**DIRECTION**
Go through the data and copy every line exactly, but not the images.

**RECORDS FOR PROCESSING**
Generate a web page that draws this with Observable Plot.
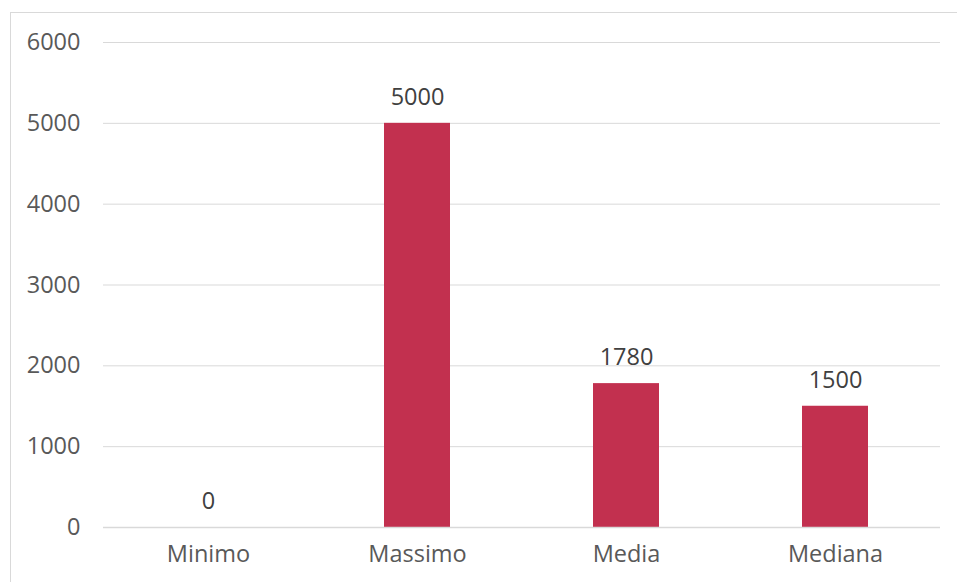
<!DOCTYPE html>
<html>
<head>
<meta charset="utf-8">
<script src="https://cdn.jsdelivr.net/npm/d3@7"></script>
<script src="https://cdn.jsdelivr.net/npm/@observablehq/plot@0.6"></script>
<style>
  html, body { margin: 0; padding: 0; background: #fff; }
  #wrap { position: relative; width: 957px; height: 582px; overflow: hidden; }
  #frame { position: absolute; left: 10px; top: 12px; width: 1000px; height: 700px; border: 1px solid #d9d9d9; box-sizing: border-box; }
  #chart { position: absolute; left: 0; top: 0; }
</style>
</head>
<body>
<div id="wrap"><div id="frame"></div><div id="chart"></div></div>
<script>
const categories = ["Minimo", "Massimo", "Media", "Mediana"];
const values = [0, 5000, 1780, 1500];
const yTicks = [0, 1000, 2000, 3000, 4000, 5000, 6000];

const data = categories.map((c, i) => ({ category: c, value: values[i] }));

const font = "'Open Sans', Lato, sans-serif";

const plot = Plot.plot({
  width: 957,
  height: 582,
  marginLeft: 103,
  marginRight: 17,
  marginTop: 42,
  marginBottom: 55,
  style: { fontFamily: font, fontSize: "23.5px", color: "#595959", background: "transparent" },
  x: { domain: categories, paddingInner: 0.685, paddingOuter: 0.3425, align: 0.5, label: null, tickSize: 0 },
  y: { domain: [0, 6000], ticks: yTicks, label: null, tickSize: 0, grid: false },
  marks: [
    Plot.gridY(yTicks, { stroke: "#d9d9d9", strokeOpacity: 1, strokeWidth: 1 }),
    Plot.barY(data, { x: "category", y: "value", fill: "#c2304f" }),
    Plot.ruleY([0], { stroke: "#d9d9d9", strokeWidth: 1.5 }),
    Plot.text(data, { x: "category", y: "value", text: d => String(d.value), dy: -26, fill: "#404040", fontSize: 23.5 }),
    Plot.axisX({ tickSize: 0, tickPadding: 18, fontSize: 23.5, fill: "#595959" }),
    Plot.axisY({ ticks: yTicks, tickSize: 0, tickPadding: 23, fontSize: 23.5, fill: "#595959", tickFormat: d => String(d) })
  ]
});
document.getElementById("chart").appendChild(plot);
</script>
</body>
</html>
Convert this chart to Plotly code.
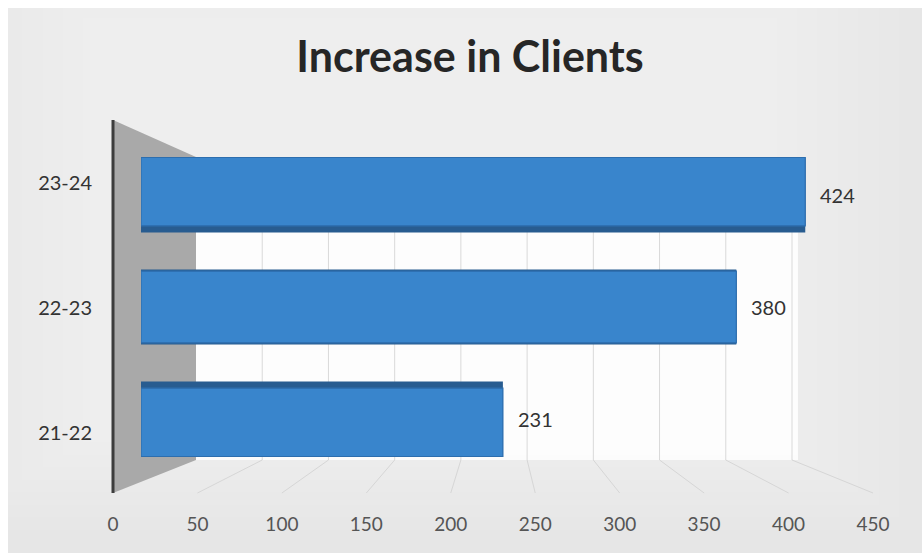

**SOLUTION TO THIS TASK**
Generate a web page that draws this with Observable Plot.
<!DOCTYPE html>
<html>
<head>
<meta charset="utf-8">
<script src="https://cdn.jsdelivr.net/npm/d3@7"></script>
<script src="https://cdn.jsdelivr.net/npm/@observablehq/plot@0.6"></script>
<style>
  html, body { margin: 0; padding: 0; background: #fff; }
  #wrap { position: relative; width: 957px; height: 582px; overflow: hidden; }
  #frame { position: absolute; left: 10px; top: 12px; width: 1000px; height: 700px; border: 1px solid #d9d9d9; box-sizing: border-box; }
  #chart { position: absolute; left: 0; top: 0; }
</style>
</head>
<body>
<div id="wrap"><div id="frame"></div><div id="chart"></div></div>
<script>
const categories = ["Minimo", "Massimo", "Media", "Mediana"];
const values = [0, 5000, 1780, 1500];
const yTicks = [0, 1000, 2000, 3000, 4000, 5000, 6000];

const data = categories.map((c, i) => ({ category: c, value: values[i] }));

const font = "'Open Sans', Lato, sans-serif";

const plot = Plot.plot({
  width: 957,
  height: 582,
  marginLeft: 103,
  marginRight: 17,
  marginTop: 42,
  marginBottom: 55,
  style: { fontFamily: font, fontSize: "23.5px", color: "#595959", background: "transparent" },
  x: { domain: categories, paddingInner: 0.685, paddingOuter: 0.3425, align: 0.5, label: null, tickSize: 0 },
  y: { domain: [0, 6000], ticks: yTicks, label: null, tickSize: 0, grid: false },
  marks: [
    Plot.gridY(yTicks, { stroke: "#d9d9d9", strokeOpacity: 1, strokeWidth: 1 }),
    Plot.barY(data, { x: "category", y: "value", fill: "#c2304f" }),
    Plot.ruleY([0], { stroke: "#d9d9d9", strokeWidth: 1.5 }),
    Plot.text(data, { x: "category", y: "value", text: d => String(d.value), dy: -26, fill: "#404040", fontSize: 23.5 }),
    Plot.axisX({ tickSize: 0, tickPadding: 18, fontSize: 23.5, fill: "#595959" }),
    Plot.axisY({ ticks: yTicks, tickSize: 0, tickPadding: 23, fontSize: 23.5, fill: "#595959", tickFormat: d => String(d) })
  ]
});
document.getElementById("chart").appendChild(plot);
</script>
</body>
</html>
Convert this chart to Plotly code.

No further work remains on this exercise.